Native advertising has won, according to MediaPost’s Josh Engroff, who says many brands are still attached to static banners, 30-second spots and other examples of what he calls “advertising’s walking dead.”
Engroff, an op-ed contributor for the online pub, says a new marketing stack, built upon user-centric models of communication and commerce, is replacing “legacy models and old thinking.”
A recent Facebook/HIS study found that native in-stream ads will drive 63.2 percent of all mobile display advertising at $53 billion by 2020, as reported by Marketing Land.
“The study anticipates third-party in-app native advertising (ads not running on Facebook) will be the fastest-growing ad format in digital advertising and will grow at a 70.7-percent compound annual growth rate between 2015 and 2020, to account for 10.6 percent of mobile display ad spend,” Marketing Land concluded.
Media Post’s Engroff says the battle between native and other ad formats is already over.
“Native advertising has won. By almost every measure (except perhaps direct response), native outperforms non-native. Native is not about a specific kind of creative asset, since it encompasses text (Google), image (Instagram), video (YouTube) and audio (Pandora). It’s also not about advertising masquerading as content.
“Native is about authenticity of format. Native evolves dynamically with its context, which means adopting attributes unique to that platform, but not unique to other native ads. On Snapchat, for example, user messages last 24 hours. Advertiser messages also last 24 hours. Neither happens on Twitter.

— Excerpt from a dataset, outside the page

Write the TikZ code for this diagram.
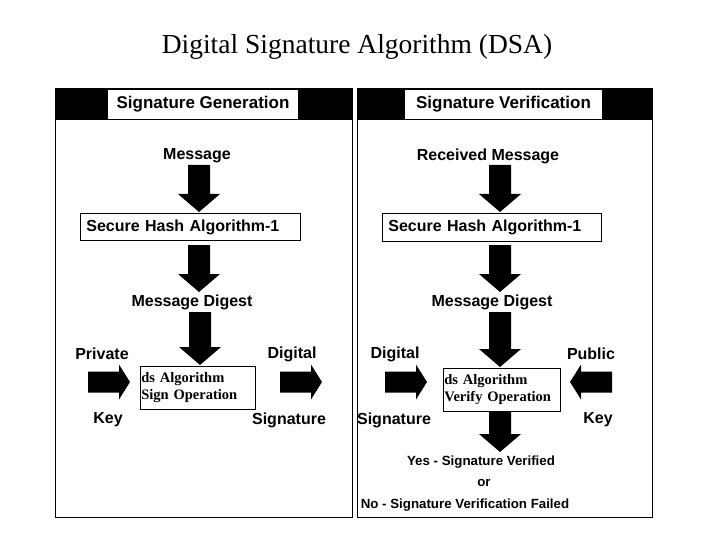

“The traditional ad unit, in contrast, rigidly resists the evolution of its platform, and thus ends up feeling like an alien thing. The 30-second pre-roll on mobile is one example.”
Native works well when it offers real value, typically content, to customers. It also retains traditional advertising’s ability to directly sell products and services to consumers. How native evolves to maximize its strengths is certain to include more video and greater user personalization, but the division between content recommendations and product ads will remain.
Pokemon GO and Snapchat, too
Engroff’s other winning technologies include augmented reality – think Pokemon GO and the filters and lenses in Snapchat – and artificial intelligence-powered chat bots to engage customers in real time.
I expect those to become part of the native advertising mix as networks and advertisers find creative ways to use them and publishers make them more a part of organic content, too.